During his speech, Biden was accompanied by Sens. Jeanne Shaheen and Maggie Hassan, and Reps. Annie Kuster and Carol Shea-Porter.
"We know now you've finally earned the title Granite State, because you have four women running the show," Biden told the audience. "Amazing thing, I campaigned for all of them and they won in spite of it,” he added.
Earlier in January, Biden said he had no intention of running for public office in 2020 and also mentioned that instead he would employ his White House staff at two universities to continue research on issues that he cared about.
While speaking on a television show, “The View,” he said he was only joking when he told reporters in December 2016 that he would run for president in four years’ time.
"I have no intention of running for president but I do have the intention to stay deeply involved in everything I’ve done my whole life," he had said.
"I am going to have a full-blown staff, leading people in the country, on cancer care, on foreign policy, on domestic policy, and violence against women, and I’m going to run an entire operation out of the University of Delaware where if you name the 10 best people in the country on this, three of them will be working full time for me," he mentioned in January during the interview.

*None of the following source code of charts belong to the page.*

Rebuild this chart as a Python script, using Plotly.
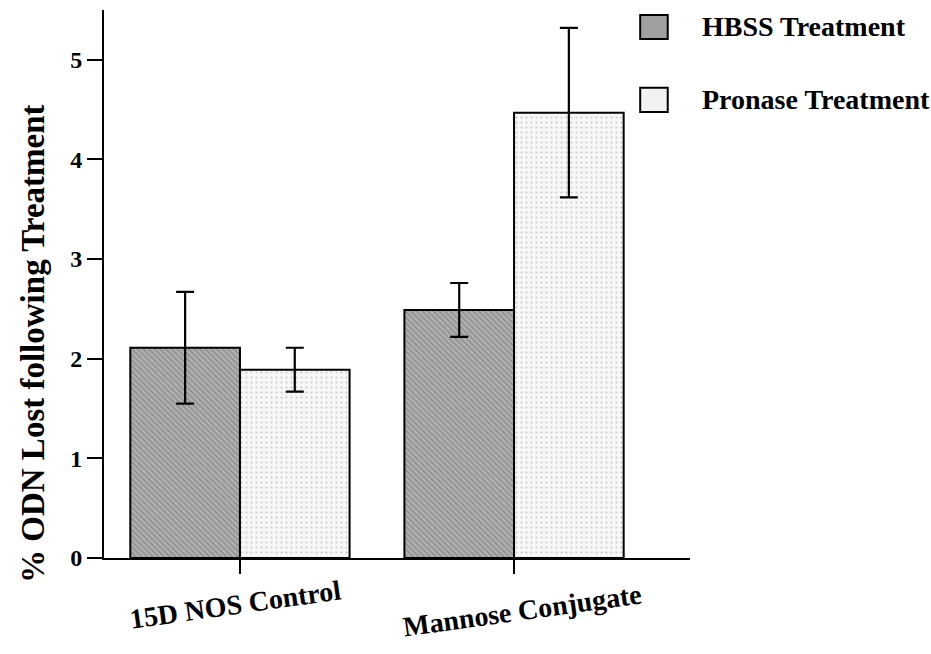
import plotly.graph_objects as go

categories = ["15D NOS Control", "Mannose Conjugate"]
series_names = ["HBSS Treatment", "Pronase Treatment"]
hbss_values = [2.11, 2.49]
hbss_errors = [0.56, 0.27]
pronase_values = [1.89, 4.47]
pronase_errors = [0.22, 0.85]
y_ticks = [0, 1, 2, 3, 4, 5]
y_title = "% ODN Lost following Treatment"

FONT = "Liberation Serif"

fig = go.Figure()
fig.add_trace(go.Bar(
    x=categories, y=hbss_values, name=series_names[0],
    error_y=dict(type="data", array=hbss_errors, visible=True,
                 color="black", thickness=2.2, width=9),
    marker=dict(color="#a0a0a0", line=dict(color="black", width=2),
                pattern=dict(shape="\\", fgcolor="#666666", bgcolor="#b0b0b0",
                             size=4, solidity=0.35)),
))
fig.add_trace(go.Bar(
    x=categories, y=pronase_values, name=series_names[1],
    error_y=dict(type="data", array=pronase_errors, visible=True,
                 color="black", thickness=2.2, width=9),
    marker=dict(color="#f2f2f2", line=dict(color="black", width=2),
                pattern=dict(shape=".", fgcolor="#a0a0a0", bgcolor="#f7f7f7",
                             size=5, solidity=0.15)),
))

# Category labels as slightly rotated text
label_y = [-0.085, -0.095]
for c, ly in zip(categories, label_y):
    fig.add_annotation(x=c, y=ly, xref="x", yref="paper", text="<b>%s</b>" % c,
                       showarrow=False, textangle=-8, xshift=-4 if c == categories[0] else 8,
                       font=dict(family=FONT, size=28, color="black"),
                       yanchor="middle", xanchor="center")

# Y-axis title (placed as rotated text, offset downward like the original)
fig.add_annotation(x=-0.12, y=0.39, xref="paper", yref="paper",
                   text="<b>%s</b>" % y_title, showarrow=False, textangle=-90,
                   font=dict(family=FONT, size=33, color="black"),
                   xanchor="center", yanchor="middle")

# Manual legend: swatches + labels
legend_fills = ["#a0a0a0", "#f2f2f2"]
legend_y = [0.969, 0.836]
for name, fill, ly in zip(series_names, legend_fills, legend_y):
    fig.add_shape(type="rect", xref="paper", yref="paper",
                  x0=0.915, x1=0.962, y0=ly - 0.022, y1=ly + 0.022,
                  fillcolor=fill, line=dict(color="black", width=2))
    fig.add_annotation(x=1.017, y=ly, xref="paper", yref="paper", text="<b>%s</b>" % name,
                       showarrow=False, xanchor="left", yanchor="middle",
                       font=dict(family=FONT, size=28, color="black"))

fig.update_layout(
    width=931, height=654,
    margin=dict(l=104, r=241, t=10, b=96),
    paper_bgcolor="white", plot_bgcolor="white",
    barmode="group", bargap=0.2, bargroupgap=0.0,
    showlegend=False,
    font=dict(family=FONT, color="black"),
    xaxis=dict(range=[-0.496, 1.642], showline=True, linecolor="black", linewidth=2,
               ticks="outside", ticklen=14, tickwidth=2, tickcolor="black",
               showticklabels=False, showgrid=False, zeroline=False),
    yaxis=dict(range=[0, 5.5], tickvals=y_ticks, ticktext=["<b>%d</b>" % t for t in y_ticks],
               showline=True, linecolor="black", linewidth=2,
               ticks="outside", ticklen=15, tickwidth=2, tickcolor="black",
               tickfont=dict(family=FONT, size=24, color="black"),
               showgrid=False, zeroline=False),
)

fig.write_html("out.html")
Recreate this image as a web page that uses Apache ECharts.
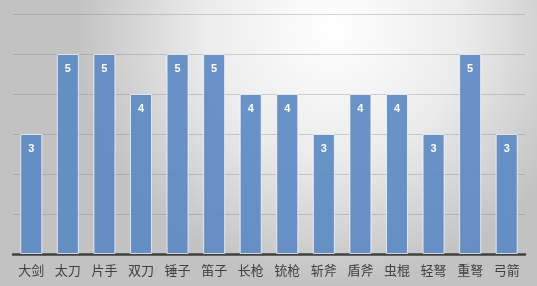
<!DOCTYPE html>
<html><head><meta charset="utf-8">
<script src="https://cdn.jsdelivr.net/npm/echarts@6/dist/echarts.min.js"></script>
<style>html,body{margin:0;padding:0;}#c{width:537px;height:286px;}</style>
</head><body><div id="c"></div>
<script>
const categories = ['大剑','太刀','片手','双刀','锤子','笛子','长枪','铳枪','斩斧','盾斧','虫棍','轻弩','重弩','弓箭'];
const values = [3,5,5,4,5,5,4,4,3,4,4,3,5,3];

const chart = echarts.init(document.getElementById('c'), null, {renderer:'canvas'});
chart.setOption({
  animation:false,
  backgroundColor:{type:'radial',x:0.62,y:0.1,r:0.9,colorStops:[{offset:0,color:'#ffffff'},{offset:0.5,color:'#ececec'},{offset:1,color:'#c2c2c2'}]},
  grid:{left:13,right:12,top:14,bottom:32,containLabel:false},
  xAxis:{type:'category',data:categories,
    axisLine:{lineStyle:{color:'#404040',width:2.5}},
    axisTick:{show:false},
    axisLabel:{color:'#404040',fontSize:13,margin:10,fontFamily:'Noto Sans CJK SC'}},
  yAxis:{type:'value',min:0,max:6,interval:1,
    axisLabel:{show:false},axisLine:{show:false},axisTick:{show:false},
    splitLine:{lineStyle:{color:'rgba(120,120,120,0.3)',width:1}}},
  series:[{type:'bar',data:values,barWidth:22,
    itemStyle:{color:'rgba(92,138,196,0.92)',borderColor:'rgba(255,255,255,0.7)',borderWidth:1},
    label:{show:true,position:'insideTop',distance:9,color:'#ffffff',fontWeight:'bold',fontSize:11,fontFamily:'Liberation Sans'}}]
});
</script></body></html>
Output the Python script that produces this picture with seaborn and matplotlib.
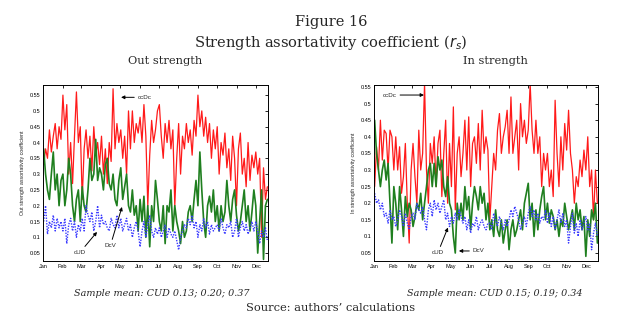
import matplotlib
matplotlib.use("Agg")
import matplotlib.pyplot as plt
import matplotlib.dates as mdates
import numpy as np
import pandas as pd
import seaborn as sns

# ---- daily coefficients, out strength (Jan .. Dec) ----
out_ccdc = [
    0.33, 0.38, 0.35, 0.44, 0.37, 0.42, 0.46, 0.38, 0.45, 0.41,
    0.55, 0.44, 0.52, 0.30, 0.40, 0.27, 0.42, 0.56, 0.40, 0.45,
    0.22, 0.38, 0.44, 0.35, 0.42, 0.31, 0.45, 0.36, 0.40, 0.33,
    0.42, 0.30, 0.38, 0.27, 0.40, 0.34, 0.57, 0.38, 0.46, 0.40,
    0.44, 0.35, 0.42, 0.30, 0.50, 0.38, 0.50, 0.40, 0.46, 0.43,
    0.48, 0.40, 0.52, 0.42, 0.20, 0.36, 0.47, 0.40, 0.44, 0.50,
    0.52, 0.42, 0.35, 0.46, 0.40, 0.47, 0.38, 0.44, 0.20, 0.35,
    0.46, 0.30, 0.42, 0.38, 0.46, 0.40, 0.44, 0.36, 0.47, 0.42,
    0.55, 0.45, 0.50, 0.42, 0.48, 0.40, 0.46, 0.35, 0.44, 0.38,
    0.45, 0.30, 0.40, 0.36, 0.43, 0.32, 0.38, 0.28, 0.42, 0.35,
    0.20, 0.38, 0.43, 0.30, 0.35, 0.26, 0.40, 0.28, 0.36, 0.32,
    0.37, 0.30, 0.35, 0.10, 0.32, 0.22, 0.26,
]
out_dcv = [
    0.38, 0.30, 0.25, 0.22, 0.30, 0.37, 0.25, 0.30, 0.20, 0.28,
    0.30, 0.20, 0.25, 0.35, 0.30, 0.20, 0.15, 0.22, 0.25, 0.15,
    0.26, 0.20, 0.18, 0.25, 0.35, 0.28, 0.30, 0.41, 0.28, 0.32,
    0.30, 0.25, 0.33, 0.35, 0.27, 0.25, 0.30, 0.22, 0.20, 0.28,
    0.32, 0.22, 0.26, 0.30, 0.20, 0.18, 0.25, 0.17, 0.20, 0.12,
    0.22, 0.15, 0.23, 0.10, 0.20, 0.07, 0.20, 0.15, 0.28, 0.22,
    0.15, 0.12, 0.20, 0.08, 0.20, 0.18, 0.25, 0.12, 0.20, 0.15,
    0.12, 0.08, 0.15, 0.10, 0.12, 0.18, 0.20, 0.15, 0.22, 0.28,
    0.20, 0.37, 0.25, 0.15, 0.10, 0.20, 0.23, 0.18, 0.25, 0.15,
    0.20, 0.12, 0.20, 0.15, 0.18, 0.28, 0.20, 0.15, 0.22, 0.25,
    0.17, 0.12, 0.15, 0.20, 0.25, 0.15, 0.20, 0.12, 0.18, 0.25,
    0.20, 0.05, 0.15, 0.25, 0.03, 0.20, 0.22,
]
out_cud = [
    0.15, 0.20, 0.11, 0.15, 0.13, 0.17, 0.12, 0.16, 0.13, 0.15,
    0.12, 0.16, 0.08, 0.14, 0.16, 0.12, 0.15, 0.10, 0.14, 0.12,
    0.16, 0.12, 0.20, 0.17, 0.15, 0.18, 0.12, 0.15, 0.20, 0.13,
    0.17, 0.14, 0.15, 0.13, 0.12, 0.16, 0.14, 0.13, 0.17, 0.13,
    0.16, 0.12, 0.14, 0.16, 0.12, 0.14, 0.10, 0.13, 0.15, 0.12,
    0.07, 0.12, 0.15, 0.10, 0.14, 0.17, 0.12, 0.10, 0.13, 0.11,
    0.13, 0.10, 0.12, 0.14, 0.10, 0.13, 0.11, 0.10, 0.12, 0.09,
    0.06, 0.10, 0.12, 0.14, 0.13, 0.16, 0.14, 0.17, 0.13, 0.15,
    0.10, 0.14, 0.12, 0.16, 0.13, 0.15, 0.11, 0.14, 0.12, 0.13,
    0.14, 0.12, 0.16, 0.13, 0.11, 0.14, 0.13, 0.15, 0.10, 0.12,
    0.16, 0.10, 0.13, 0.15, 0.12, 0.14, 0.11, 0.13, 0.15, 0.12,
    0.15, 0.12, 0.08, 0.12, 0.10, 0.13, 0.09,
]

# ---- daily coefficients, in strength (Jan .. Dec) ----
in_ccdc = [
    0.25, 0.37, 0.30, 0.45, 0.33, 0.42, 0.41, 0.30, 0.42, 0.40,
    0.30, 0.40, 0.30, 0.37, 0.23, 0.28, 0.38, 0.20, 0.08, 0.30,
    0.38, 0.28, 0.20, 0.42, 0.30, 0.35, 0.56, 0.30, 0.20, 0.38,
    0.32, 0.40, 0.25, 0.38, 0.42, 0.22, 0.35, 0.45, 0.20, 0.38,
    0.25, 0.49, 0.18, 0.35, 0.40, 0.28, 0.35, 0.45, 0.30, 0.46,
    0.25, 0.38, 0.40, 0.32, 0.44, 0.30, 0.48, 0.35, 0.40, 0.36,
    0.15, 0.25, 0.35, 0.30, 0.42, 0.47, 0.35, 0.40, 0.43, 0.48,
    0.35, 0.52, 0.35, 0.40, 0.45, 0.30, 0.50, 0.40, 0.45, 0.38,
    0.42, 0.56, 0.42, 0.35, 0.45, 0.35, 0.40, 0.25, 0.35, 0.30,
    0.35, 0.25, 0.30, 0.22, 0.51, 0.35, 0.25, 0.40, 0.30, 0.44,
    0.36, 0.48, 0.35, 0.30, 0.20, 0.28, 0.25, 0.33, 0.28, 0.36,
    0.30, 0.40, 0.25, 0.30, 0.15, 0.30, 0.20,
]
in_dcv = [
    0.45, 0.35, 0.30, 0.25, 0.30, 0.33, 0.27, 0.32, 0.20, 0.08,
    0.25, 0.20, 0.12, 0.25, 0.18, 0.10, 0.22, 0.16, 0.20, 0.18,
    0.13, 0.16, 0.20, 0.18, 0.23, 0.15, 0.20, 0.25, 0.30, 0.32,
    0.25, 0.32, 0.25, 0.34, 0.30, 0.33, 0.25, 0.22, 0.28, 0.20,
    0.18, 0.10, 0.05, 0.20, 0.15, 0.20, 0.15, 0.25, 0.18, 0.22,
    0.12, 0.20, 0.25, 0.22, 0.18, 0.25, 0.20, 0.23, 0.15, 0.20,
    0.12, 0.15, 0.10, 0.18, 0.12, 0.10, 0.15, 0.08, 0.12, 0.15,
    0.06, 0.12, 0.15, 0.10, 0.12, 0.15, 0.18, 0.12, 0.20, 0.23,
    0.26, 0.15, 0.20, 0.10, 0.18, 0.12, 0.18, 0.22, 0.25, 0.15,
    0.20, 0.14, 0.18, 0.16, 0.12, 0.15, 0.10, 0.15, 0.13, 0.20,
    0.16, 0.12, 0.15, 0.18, 0.12, 0.20, 0.15, 0.18, 0.12, 0.16,
    0.04, 0.15, 0.10, 0.18, 0.15, 0.20, 0.08,
]
in_cud = [
    0.23, 0.20, 0.21, 0.18, 0.20, 0.16, 0.17, 0.14, 0.18, 0.15,
    0.16, 0.13, 0.15, 0.18, 0.16, 0.13, 0.17, 0.14, 0.12, 0.16,
    0.17, 0.15, 0.20, 0.18, 0.17, 0.19, 0.15, 0.12, 0.18, 0.20,
    0.16, 0.21, 0.18, 0.20, 0.17, 0.19, 0.21, 0.15, 0.17, 0.13,
    0.16, 0.14, 0.17, 0.15, 0.18, 0.16, 0.14, 0.16, 0.12, 0.15,
    0.11, 0.14, 0.13, 0.16, 0.12, 0.14, 0.15, 0.13, 0.12, 0.14,
    0.14, 0.12, 0.17, 0.15, 0.13, 0.16, 0.14, 0.12, 0.15, 0.13,
    0.15, 0.18, 0.16, 0.19, 0.17, 0.15, 0.12, 0.14, 0.16, 0.13,
    0.17, 0.19, 0.16, 0.18, 0.15, 0.17, 0.14, 0.16, 0.15, 0.18,
    0.14, 0.17, 0.13, 0.16, 0.12, 0.15, 0.18, 0.14, 0.17, 0.13,
    0.15, 0.08, 0.13, 0.17, 0.11, 0.14, 0.10, 0.15, 0.12, 0.14,
    0.16, 0.12, 0.14, 0.06, 0.11, 0.14, 0.10,
]

panel_titles = ["Out strength", "In strength"]
ylabels = ["Out strength assortativity coefficient",
           "In strength assortativity coefficient"]
means_text = ["Sample mean: CUD 0.13; 0.20; 0.37",
              "Sample mean: CUD 0.15; 0.19; 0.34"]
ytick_vals = [0.05, 0.1, 0.15, 0.2, 0.25, 0.3, 0.35, 0.4, 0.45, 0.5, 0.55]
ylims = [(0.025, 0.582), (0.026, 0.556)]

START, END = "2008-01-02", "2008-12-19"
XMIN, XMAX = pd.Timestamp("2008-01-01"), pd.Timestamp("2008-12-20")

RED, GREEN, BLUE = "#ff1a1a", "#1f7f1f", "#3a3aff"

sns.set_style("white")
plt.rcParams["font.family"] = ["Liberation Sans", "DejaVu Sans"]

fig = plt.figure(figsize=(6.39, 3.22), dpi=100)
axes = [fig.add_axes([43 / 639, 1 - 261 / 322, 225 / 639, 176 / 322]),
        fig.add_axes([374 / 639, 1 - 261 / 322, 224 / 639, 176 / 322])]


def frame(values, name):
    return pd.DataFrame({
        "date": pd.date_range(START, END, periods=len(values)),
        "value": values,
        "series": name,
    })


panels = [(out_ccdc, out_dcv, out_cud), (in_ccdc, in_dcv, in_cud)]
for i, (ax, (cc, dv, cu)) in enumerate(zip(axes, panels)):
    sns.lineplot(data=frame(cc, "ccDc"), x="date", y="value", ax=ax,
                 color=RED, linewidth=0.9)
    sns.lineplot(data=frame(dv, "DcV"), x="date", y="value", ax=ax,
                 color=GREEN, linewidth=1.2)
    sns.lineplot(data=frame(cu, "cUD"), x="date", y="value", ax=ax,
                 color=BLUE, linewidth=1.0, linestyle=(0, (1, 1)))

    ax.set_xlim(XMIN, XMAX)
    ax.set_ylim(*ylims[i])
    ax.set_yticks(ytick_vals)
    ax.set_yticklabels([f"{v:g}" for v in ytick_vals])
    ax.xaxis.set_major_locator(mdates.MonthLocator())
    ax.xaxis.set_major_formatter(mdates.DateFormatter("%b"))
    ax.tick_params(direction="in", top=True, right=True, length=2.5,
                   width=0.6, labelsize=4, pad=2, colors="black")
    ax.set_xlabel("")
    ax.set_ylabel(ylabels[i], fontsize=3.8, labelpad=3)
    for sp in ax.spines.values():
        sp.set_color("black")
        sp.set_linewidth(0.7)

arrow = dict(arrowstyle="-|>", color="black", lw=0.7, mutation_scale=5,
             shrinkA=0, shrinkB=0)
ann_kw = dict(xycoords="axes fraction", textcoords="axes fraction",
              fontsize=4.5, va="center", arrowprops=arrow)

# Out strength labels
axes[0].annotate("ccDc", xy=(0.347, 0.93), xytext=(0.42, 0.93), ha="left", **ann_kw)
axes[0].annotate("DcV", xy=(0.351, 0.307), xytext=(0.30, 0.09), ha="center", **ann_kw)
axes[0].annotate("cUD", xy=(0.24, 0.165), xytext=(0.165, 0.05), ha="center", **ann_kw)
# In strength labels
axes[1].annotate("ccDc", xy=(0.223, 0.943), xytext=(0.04, 0.943), ha="left", **ann_kw)
axes[1].annotate("cUD", xy=(0.33, 0.19), xytext=(0.286, 0.05), ha="center", **ann_kw)
axes[1].annotate("DcV", xy=(0.379, 0.057), xytext=(0.44, 0.057), ha="left", **ann_kw)

serif = ["DejaVu Serif"]
fig.text(331 / 639, 1 - 22 / 322, "Figure 16", ha="center", va="center",
         fontsize=10.5, family=serif)
fig.text(331 / 639, 1 - 42 / 322, r"Strength assortativity coefficient ($r_s$)",
         ha="center", va="center", fontsize=10.5, family=serif)
fig.text(165 / 639, 1 - 61 / 322, panel_titles[0], ha="center", va="center",
         fontsize=8.2, family=serif)
fig.text(495 / 639, 1 - 61 / 322, panel_titles[1], ha="center", va="center",
         fontsize=8.2, family=serif)
fig.text(162 / 639, 1 - 294 / 322, means_text[0], ha="center", va="center",
         fontsize=6.9, family=serif, style="italic")
fig.text(495 / 639, 1 - 294 / 322, means_text[1], ha="center", va="center",
         fontsize=6.9, family=serif, style="italic")
fig.text(331 / 639, 1 - 308 / 322, "Source: authors\u2019 calculations",
         ha="center", va="center", fontsize=8.2, family=serif)

fig.savefig("out.png", dpi=100, facecolor="white")
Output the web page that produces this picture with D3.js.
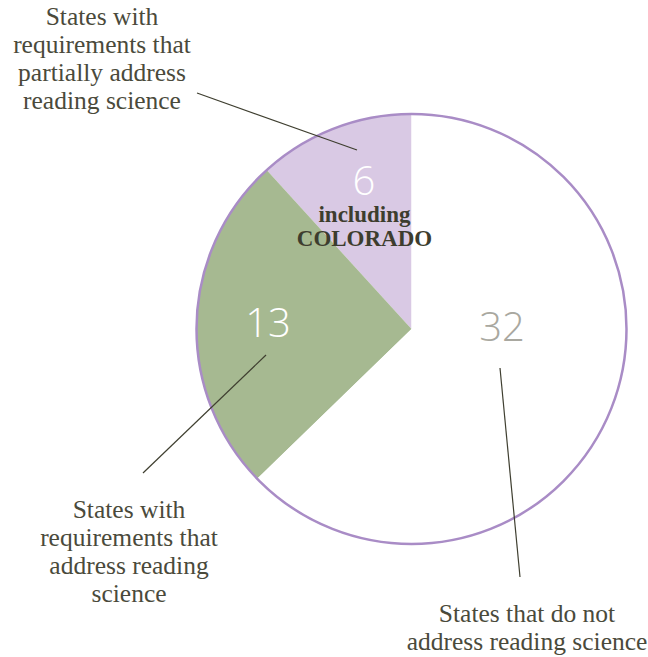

During the dinner appearance on Sunday, Biden also spoke about how Democrats should not be afraid to work together and start getting to know each other on the political front. He said although it would be hard for them in the next few years, they should not be disheartened. Instead, they should be hopeful and take it up as a challenge.
"I know it seems like we're hopelessly divided. I know it feels like we're hopelessly stuck in a political death match and we can't figure out how to get out of it," he said.
"But we are better than that. I've always believed that we're strongest when we act as one America," he added, Associated Press reported.